### INSTRUCTIONS FOR THE TASK
Leaving out every picture, quote the data below exactly as it appears.

* begin GIVEN MATERIAL *

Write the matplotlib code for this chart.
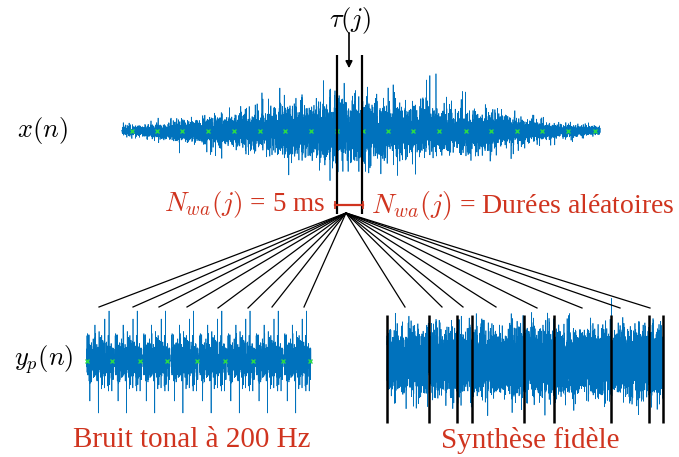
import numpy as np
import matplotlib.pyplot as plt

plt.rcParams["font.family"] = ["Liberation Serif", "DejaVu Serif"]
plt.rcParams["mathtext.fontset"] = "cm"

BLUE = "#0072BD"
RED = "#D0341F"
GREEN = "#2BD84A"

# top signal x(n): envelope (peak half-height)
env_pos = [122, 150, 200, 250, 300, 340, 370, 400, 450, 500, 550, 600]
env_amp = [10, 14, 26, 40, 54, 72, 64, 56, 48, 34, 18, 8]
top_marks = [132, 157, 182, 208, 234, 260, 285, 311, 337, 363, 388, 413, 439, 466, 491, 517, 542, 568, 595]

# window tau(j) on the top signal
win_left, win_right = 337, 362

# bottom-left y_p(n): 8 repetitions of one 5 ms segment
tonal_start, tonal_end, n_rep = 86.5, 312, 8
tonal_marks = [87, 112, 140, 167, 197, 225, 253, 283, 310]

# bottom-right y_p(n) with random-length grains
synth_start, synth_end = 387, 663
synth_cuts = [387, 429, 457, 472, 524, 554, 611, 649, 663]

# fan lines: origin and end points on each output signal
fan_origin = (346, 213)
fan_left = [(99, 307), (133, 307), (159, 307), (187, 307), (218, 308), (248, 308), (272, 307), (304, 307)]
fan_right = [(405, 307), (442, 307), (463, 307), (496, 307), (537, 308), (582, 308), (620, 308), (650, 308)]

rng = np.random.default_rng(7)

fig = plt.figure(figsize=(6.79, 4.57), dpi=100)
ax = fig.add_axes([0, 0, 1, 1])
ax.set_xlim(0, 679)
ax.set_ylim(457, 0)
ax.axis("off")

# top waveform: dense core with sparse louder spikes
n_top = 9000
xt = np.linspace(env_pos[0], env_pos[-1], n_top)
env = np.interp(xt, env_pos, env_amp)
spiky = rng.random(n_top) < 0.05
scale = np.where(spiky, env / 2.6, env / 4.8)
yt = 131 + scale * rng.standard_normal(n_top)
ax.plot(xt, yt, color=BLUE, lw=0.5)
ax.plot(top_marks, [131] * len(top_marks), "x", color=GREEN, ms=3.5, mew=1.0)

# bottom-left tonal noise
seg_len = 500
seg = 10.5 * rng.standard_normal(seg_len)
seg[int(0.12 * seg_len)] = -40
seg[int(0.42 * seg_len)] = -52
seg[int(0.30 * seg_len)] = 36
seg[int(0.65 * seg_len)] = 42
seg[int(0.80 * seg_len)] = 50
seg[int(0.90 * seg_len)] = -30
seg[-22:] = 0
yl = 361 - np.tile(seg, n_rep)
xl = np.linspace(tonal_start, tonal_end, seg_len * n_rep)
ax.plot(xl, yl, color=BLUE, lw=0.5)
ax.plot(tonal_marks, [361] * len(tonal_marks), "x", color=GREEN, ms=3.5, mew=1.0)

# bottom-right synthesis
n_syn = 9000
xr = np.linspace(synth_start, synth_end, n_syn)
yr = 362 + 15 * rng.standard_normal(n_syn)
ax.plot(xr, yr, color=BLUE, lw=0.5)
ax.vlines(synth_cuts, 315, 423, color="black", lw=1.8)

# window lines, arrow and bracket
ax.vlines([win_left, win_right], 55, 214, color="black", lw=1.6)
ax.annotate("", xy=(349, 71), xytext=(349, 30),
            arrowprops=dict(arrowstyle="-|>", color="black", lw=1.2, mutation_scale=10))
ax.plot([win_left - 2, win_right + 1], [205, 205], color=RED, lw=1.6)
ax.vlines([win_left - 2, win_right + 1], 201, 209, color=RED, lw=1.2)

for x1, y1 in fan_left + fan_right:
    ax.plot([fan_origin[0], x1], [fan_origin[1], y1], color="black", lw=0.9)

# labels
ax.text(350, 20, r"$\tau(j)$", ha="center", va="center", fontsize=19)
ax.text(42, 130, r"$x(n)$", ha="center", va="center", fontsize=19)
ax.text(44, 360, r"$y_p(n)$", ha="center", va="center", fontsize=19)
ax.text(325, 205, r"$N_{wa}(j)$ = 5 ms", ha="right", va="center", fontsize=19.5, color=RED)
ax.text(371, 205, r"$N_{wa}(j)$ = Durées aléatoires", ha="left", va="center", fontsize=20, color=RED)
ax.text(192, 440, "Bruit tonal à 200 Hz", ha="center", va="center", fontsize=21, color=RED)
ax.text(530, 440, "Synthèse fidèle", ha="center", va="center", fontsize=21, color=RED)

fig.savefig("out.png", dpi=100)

* end GIVEN MATERIAL *

### ANSWER TO THIS TASK
Write the matplotlib code for this chart.
import numpy as np
import matplotlib.pyplot as plt

plt.rcParams["font.family"] = ["Liberation Serif", "DejaVu Serif"]
plt.rcParams["mathtext.fontset"] = "cm"

BLUE = "#0072BD"
RED = "#D0341F"
GREEN = "#2BD84A"

# top signal x(n): envelope (peak half-height)
env_pos = [122, 150, 200, 250, 300, 340, 370, 400, 450, 500, 550, 600]
env_amp = [10, 14, 26, 40, 54, 72, 64, 56, 48, 34, 18, 8]
top_marks = [132, 157, 182, 208, 234, 260, 285, 311, 337, 363, 388, 413, 439, 466, 491, 517, 542, 568, 595]

# window tau(j) on the top signal
win_left, win_right = 337, 362

# bottom-left y_p(n): 8 repetitions of one 5 ms segment
tonal_start, tonal_end, n_rep = 86.5, 312, 8
tonal_marks = [87, 112, 140, 167, 197, 225, 253, 283, 310]

# bottom-right y_p(n) with random-length grains
synth_start, synth_end = 387, 663
synth_cuts = [387, 429, 457, 472, 524, 554, 611, 649, 663]

# fan lines: origin and end points on each output signal
fan_origin = (346, 213)
fan_left = [(99, 307), (133, 307), (159, 307), (187, 307), (218, 308), (248, 308), (272, 307), (304, 307)]
fan_right = [(405, 307), (442, 307), (463, 307), (496, 307), (537, 308), (582, 308), (620, 308), (650, 308)]

rng = np.random.default_rng(7)

fig = plt.figure(figsize=(6.79, 4.57), dpi=100)
ax = fig.add_axes([0, 0, 1, 1])
ax.set_xlim(0, 679)
ax.set_ylim(457, 0)
ax.axis("off")

# top waveform: dense core with sparse louder spikes
n_top = 9000
xt = np.linspace(env_pos[0], env_pos[-1], n_top)
env = np.interp(xt, env_pos, env_amp)
spiky = rng.random(n_top) < 0.05
scale = np.where(spiky, env / 2.6, env / 4.8)
yt = 131 + scale * rng.standard_normal(n_top)
ax.plot(xt, yt, color=BLUE, lw=0.5)
ax.plot(top_marks, [131] * len(top_marks), "x", color=GREEN, ms=3.5, mew=1.0)

# bottom-left tonal noise
seg_len = 500
seg = 10.5 * rng.standard_normal(seg_len)
seg[int(0.12 * seg_len)] = -40
seg[int(0.42 * seg_len)] = -52
seg[int(0.30 * seg_len)] = 36
seg[int(0.65 * seg_len)] = 42
seg[int(0.80 * seg_len)] = 50
seg[int(0.90 * seg_len)] = -30
seg[-22:] = 0
yl = 361 - np.tile(seg, n_rep)
xl = np.linspace(tonal_start, tonal_end, seg_len * n_rep)
ax.plot(xl, yl, color=BLUE, lw=0.5)
ax.plot(tonal_marks, [361] * len(tonal_marks), "x", color=GREEN, ms=3.5, mew=1.0)

# bottom-right synthesis
n_syn = 9000
xr = np.linspace(synth_start, synth_end, n_syn)
yr = 362 + 15 * rng.standard_normal(n_syn)
ax.plot(xr, yr, color=BLUE, lw=0.5)
ax.vlines(synth_cuts, 315, 423, color="black", lw=1.8)

# window lines, arrow and bracket
ax.vlines([win_left, win_right], 55, 214, color="black", lw=1.6)
ax.annotate("", xy=(349, 71), xytext=(349, 30),
            arrowprops=dict(arrowstyle="-|>", color="black", lw=1.2, mutation_scale=10))
ax.plot([win_left - 2, win_right + 1], [205, 205], color=RED, lw=1.6)
ax.vlines([win_left - 2, win_right + 1], 201, 209, color=RED, lw=1.2)

for x1, y1 in fan_left + fan_right:
    ax.plot([fan_origin[0], x1], [fan_origin[1], y1], color="black", lw=0.9)

# labels
ax.text(350, 20, r"$\tau(j)$", ha="center", va="center", fontsize=19)
ax.text(42, 130, r"$x(n)$", ha="center", va="center", fontsize=19)
ax.text(44, 360, r"$y_p(n)$", ha="center", va="center", fontsize=19)
ax.text(325, 205, r"$N_{wa}(j)$ = 5 ms", ha="right", va="center", fontsize=19.5, color=RED)
ax.text(371, 205, r"$N_{wa}(j)$ = Durées aléatoires", ha="left", va="center", fontsize=20, color=RED)
ax.text(192, 440, "Bruit tonal à 200 Hz", ha="center", va="center", fontsize=21, color=RED)
ax.text(530, 440, "Synthèse fidèle", ha="center", va="center", fontsize=21, color=RED)

fig.savefig("out.png", dpi=100)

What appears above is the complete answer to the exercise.